When I found G2G about 3 weeks after I started my journey... I knew that these were changes I was making for life. For years I had asked God for help, and I believe that G2G was something He led me to. I believe now that He wants us to help ourselves. I know there is no magic answer now. I know this is a committment for life. I guess that's why I call it a journey. Diet is too ugly a word. G2G has played such a major roll in my journey. I don't know what I would do without it now.

When I made my life about learning how to be healthier, instead of just thinner, I changed. Never before had I wanted to be "healthy". I had always associated Thin=Happy. Now I know better. Healthy=Happy and there are no two ways about that.

I know I have certainly rambled on for far too long today, but I just have to say to everyone out there, you are not alone. I like knowing I'm not alone anyomore. But until I found G2G... I never knew it.

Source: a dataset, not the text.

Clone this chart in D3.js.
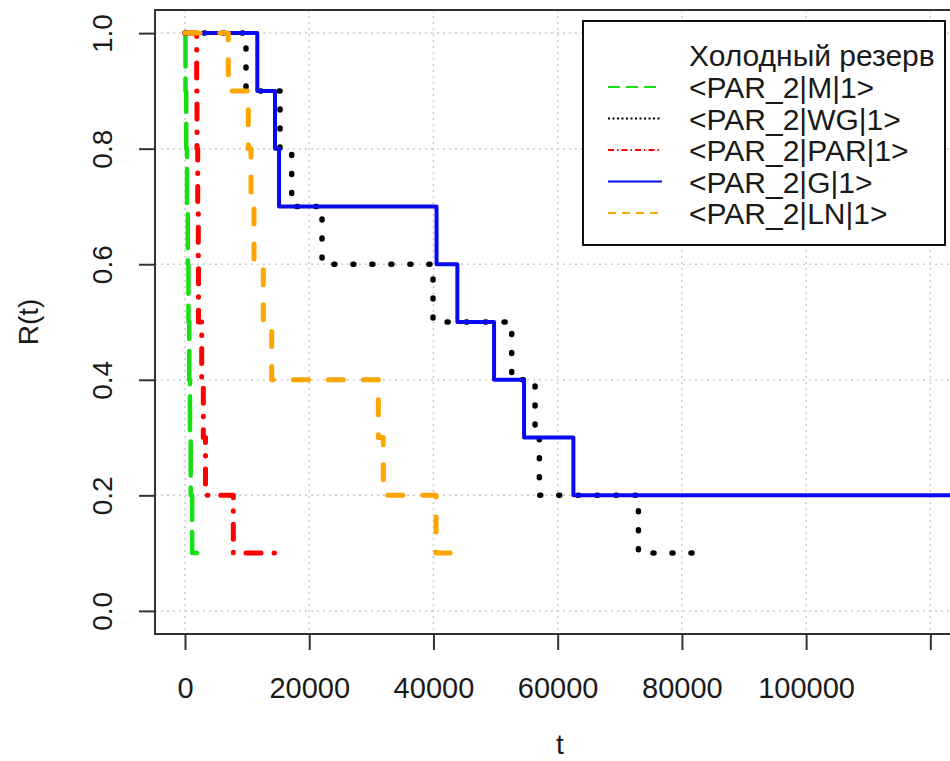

Just when I think this is going to get easy, it doesn't. Something happens, or someone says something, or I just want pizza so bad I am ready to fight a person for it. I want to rip my hair out on some days. I know what you are feeling and I know that probably everyone here does. That pain is inexplicable. It is untouchable. It sits there on our hearts and in our stomachs and makes it hard to breathe. Some days I want the bad food more than I want anything. But the days when I don't want it... those are the good days. No matter what, the world is always going to throw those curve balls at us. We just have to consciously make that choice do let it hit me and knock me down, or do I catch it and throw it back harder.

What keeps me going? I want this more. Even on the days when I think I want pizza and chocolate more than anything... I still want this more. There may be a time, could be today could be months from now, when I break. I can't predict that, but for this moment... I want this more.

I have always been terrified to talk about all of this, but you know, it feels kind of good now to let it all out. Somehow I am different and stronger... or maybe just different, but in a good way.